#### RECORDS FOR THE TASK:
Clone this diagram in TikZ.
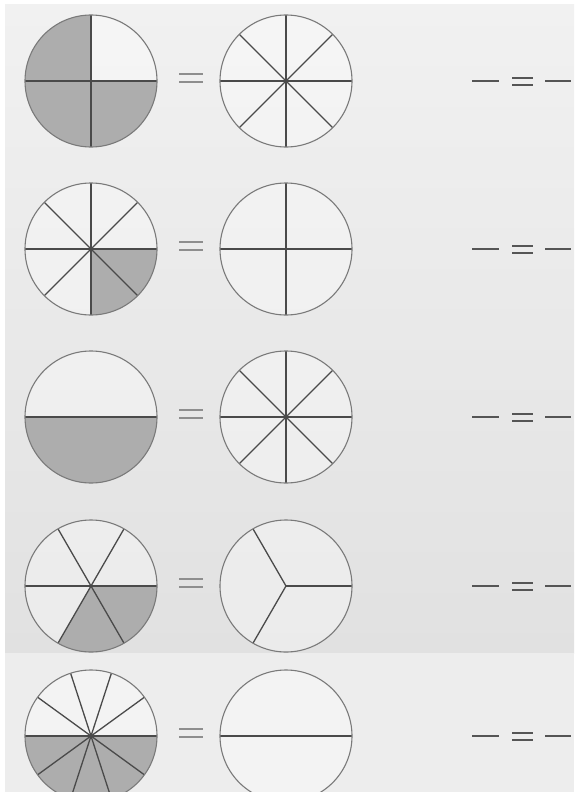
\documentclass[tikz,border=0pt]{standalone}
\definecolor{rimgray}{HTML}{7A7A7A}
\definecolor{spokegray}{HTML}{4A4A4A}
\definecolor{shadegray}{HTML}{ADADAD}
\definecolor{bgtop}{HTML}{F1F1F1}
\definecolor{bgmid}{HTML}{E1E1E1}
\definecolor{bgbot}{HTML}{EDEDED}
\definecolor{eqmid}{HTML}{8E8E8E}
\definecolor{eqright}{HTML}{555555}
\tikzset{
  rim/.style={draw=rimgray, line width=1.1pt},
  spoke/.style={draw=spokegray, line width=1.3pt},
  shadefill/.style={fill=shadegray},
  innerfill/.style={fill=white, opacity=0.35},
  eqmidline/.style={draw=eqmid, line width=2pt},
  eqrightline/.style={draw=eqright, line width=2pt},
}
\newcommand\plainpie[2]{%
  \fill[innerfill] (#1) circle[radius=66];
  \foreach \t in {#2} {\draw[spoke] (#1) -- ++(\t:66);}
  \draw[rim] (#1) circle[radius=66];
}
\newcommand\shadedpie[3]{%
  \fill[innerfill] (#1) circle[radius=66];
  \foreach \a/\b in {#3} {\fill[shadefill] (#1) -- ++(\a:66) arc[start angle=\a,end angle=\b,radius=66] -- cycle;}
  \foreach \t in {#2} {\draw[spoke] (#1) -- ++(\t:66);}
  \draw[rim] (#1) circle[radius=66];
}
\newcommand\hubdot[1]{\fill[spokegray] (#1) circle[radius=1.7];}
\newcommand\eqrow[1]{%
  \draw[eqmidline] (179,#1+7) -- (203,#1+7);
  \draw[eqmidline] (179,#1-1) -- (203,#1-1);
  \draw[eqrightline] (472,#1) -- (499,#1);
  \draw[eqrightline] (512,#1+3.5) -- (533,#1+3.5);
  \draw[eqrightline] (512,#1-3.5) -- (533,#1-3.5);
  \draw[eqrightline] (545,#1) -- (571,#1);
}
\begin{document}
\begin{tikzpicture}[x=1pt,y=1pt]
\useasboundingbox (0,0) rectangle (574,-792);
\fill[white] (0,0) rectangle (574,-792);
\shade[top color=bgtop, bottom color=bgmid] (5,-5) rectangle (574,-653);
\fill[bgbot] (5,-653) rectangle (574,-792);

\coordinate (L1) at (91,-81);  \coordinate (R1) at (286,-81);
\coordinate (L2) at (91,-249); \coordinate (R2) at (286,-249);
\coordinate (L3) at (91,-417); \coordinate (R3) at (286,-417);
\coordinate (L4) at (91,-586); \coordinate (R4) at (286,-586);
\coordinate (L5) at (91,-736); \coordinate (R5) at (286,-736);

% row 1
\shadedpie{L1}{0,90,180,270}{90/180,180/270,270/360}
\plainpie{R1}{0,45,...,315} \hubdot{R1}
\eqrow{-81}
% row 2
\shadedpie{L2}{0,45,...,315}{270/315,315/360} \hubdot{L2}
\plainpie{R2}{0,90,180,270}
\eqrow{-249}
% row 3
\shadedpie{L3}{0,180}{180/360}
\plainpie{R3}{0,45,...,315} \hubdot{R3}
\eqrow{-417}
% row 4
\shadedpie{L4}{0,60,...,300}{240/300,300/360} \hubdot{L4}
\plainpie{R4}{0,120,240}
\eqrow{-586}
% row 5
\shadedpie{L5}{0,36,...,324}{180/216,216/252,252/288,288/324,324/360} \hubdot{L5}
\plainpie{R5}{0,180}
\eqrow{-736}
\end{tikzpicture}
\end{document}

...

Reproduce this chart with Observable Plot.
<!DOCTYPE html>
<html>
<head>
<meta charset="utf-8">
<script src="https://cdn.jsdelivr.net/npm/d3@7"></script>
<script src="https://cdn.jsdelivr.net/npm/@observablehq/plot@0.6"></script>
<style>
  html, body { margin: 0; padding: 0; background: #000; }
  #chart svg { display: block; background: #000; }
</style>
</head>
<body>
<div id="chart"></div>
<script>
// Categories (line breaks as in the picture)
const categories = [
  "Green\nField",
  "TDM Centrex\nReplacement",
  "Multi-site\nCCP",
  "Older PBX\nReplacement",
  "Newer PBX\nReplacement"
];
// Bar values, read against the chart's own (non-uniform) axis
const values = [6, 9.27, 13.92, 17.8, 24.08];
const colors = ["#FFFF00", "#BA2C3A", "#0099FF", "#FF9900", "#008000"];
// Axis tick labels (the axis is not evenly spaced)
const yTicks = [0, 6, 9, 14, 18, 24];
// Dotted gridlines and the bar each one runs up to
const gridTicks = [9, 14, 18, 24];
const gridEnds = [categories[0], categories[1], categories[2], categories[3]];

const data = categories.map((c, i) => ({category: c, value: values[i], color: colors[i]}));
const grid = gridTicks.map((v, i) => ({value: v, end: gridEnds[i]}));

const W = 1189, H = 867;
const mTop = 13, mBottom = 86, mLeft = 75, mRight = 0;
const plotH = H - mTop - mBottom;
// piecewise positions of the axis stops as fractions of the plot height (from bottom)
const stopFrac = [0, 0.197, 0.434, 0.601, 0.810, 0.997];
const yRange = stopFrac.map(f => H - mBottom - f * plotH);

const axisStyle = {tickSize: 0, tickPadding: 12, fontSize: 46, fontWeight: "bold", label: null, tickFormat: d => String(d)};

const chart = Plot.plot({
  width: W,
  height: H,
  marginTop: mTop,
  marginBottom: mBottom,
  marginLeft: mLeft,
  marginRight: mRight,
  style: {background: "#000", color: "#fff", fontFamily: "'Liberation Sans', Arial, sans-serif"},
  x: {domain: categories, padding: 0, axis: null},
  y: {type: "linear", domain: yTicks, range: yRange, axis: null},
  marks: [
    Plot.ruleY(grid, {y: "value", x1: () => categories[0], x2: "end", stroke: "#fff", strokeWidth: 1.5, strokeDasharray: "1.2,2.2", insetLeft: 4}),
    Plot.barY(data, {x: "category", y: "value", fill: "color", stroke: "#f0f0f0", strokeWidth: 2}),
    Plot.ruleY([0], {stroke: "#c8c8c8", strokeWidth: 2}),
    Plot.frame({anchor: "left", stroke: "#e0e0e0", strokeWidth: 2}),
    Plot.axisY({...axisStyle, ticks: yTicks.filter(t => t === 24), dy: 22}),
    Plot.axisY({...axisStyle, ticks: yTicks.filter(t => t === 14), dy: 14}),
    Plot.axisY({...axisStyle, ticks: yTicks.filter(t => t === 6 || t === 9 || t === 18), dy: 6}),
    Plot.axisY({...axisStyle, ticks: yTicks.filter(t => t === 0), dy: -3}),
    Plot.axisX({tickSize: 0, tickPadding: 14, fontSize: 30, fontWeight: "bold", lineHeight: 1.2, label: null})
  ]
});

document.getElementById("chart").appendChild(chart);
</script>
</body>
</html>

#### WHAT IS ASKED:
Transcribe, word for word, every line from the line with "Reproduce this chart with Observable Plot." to the line with "const grid = gridTicks.map((v, i)", inclusive, and output nothing else.

#### EXERCISE SOLUTION:
Reproduce this chart with Observable Plot.
<!DOCTYPE html>
<html>
<head>
<meta charset="utf-8">
<script src="https://cdn.jsdelivr.net/npm/d3@7"></script>
<script src="https://cdn.jsdelivr.net/npm/@observablehq/plot@0.6"></script>
<style>
  html, body { margin: 0; padding: 0; background: #000; }
  #chart svg { display: block; background: #000; }
</style>
</head>
<body>
<div id="chart"></div>
<script>
// Categories (line breaks as in the picture)
const categories = [
  "Green\nField",
  "TDM Centrex\nReplacement",
  "Multi-site\nCCP",
  "Older PBX\nReplacement",
  "Newer PBX\nReplacement"
];
// Bar values, read against the chart's own (non-uniform) axis
const values = [6, 9.27, 13.92, 17.8, 24.08];
const colors = ["#FFFF00", "#BA2C3A", "#0099FF", "#FF9900", "#008000"];
// Axis tick labels (the axis is not evenly spaced)
const yTicks = [0, 6, 9, 14, 18, 24];
// Dotted gridlines and the bar each one runs up to
const gridTicks = [9, 14, 18, 24];
const gridEnds = [categories[0], categories[1], categories[2], categories[3]];

const data = categories.map((c, i) => ({category: c, value: values[i], color: colors[i]}));
const grid = gridTicks.map((v, i) => ({value: v, end: gridEnds[i]}));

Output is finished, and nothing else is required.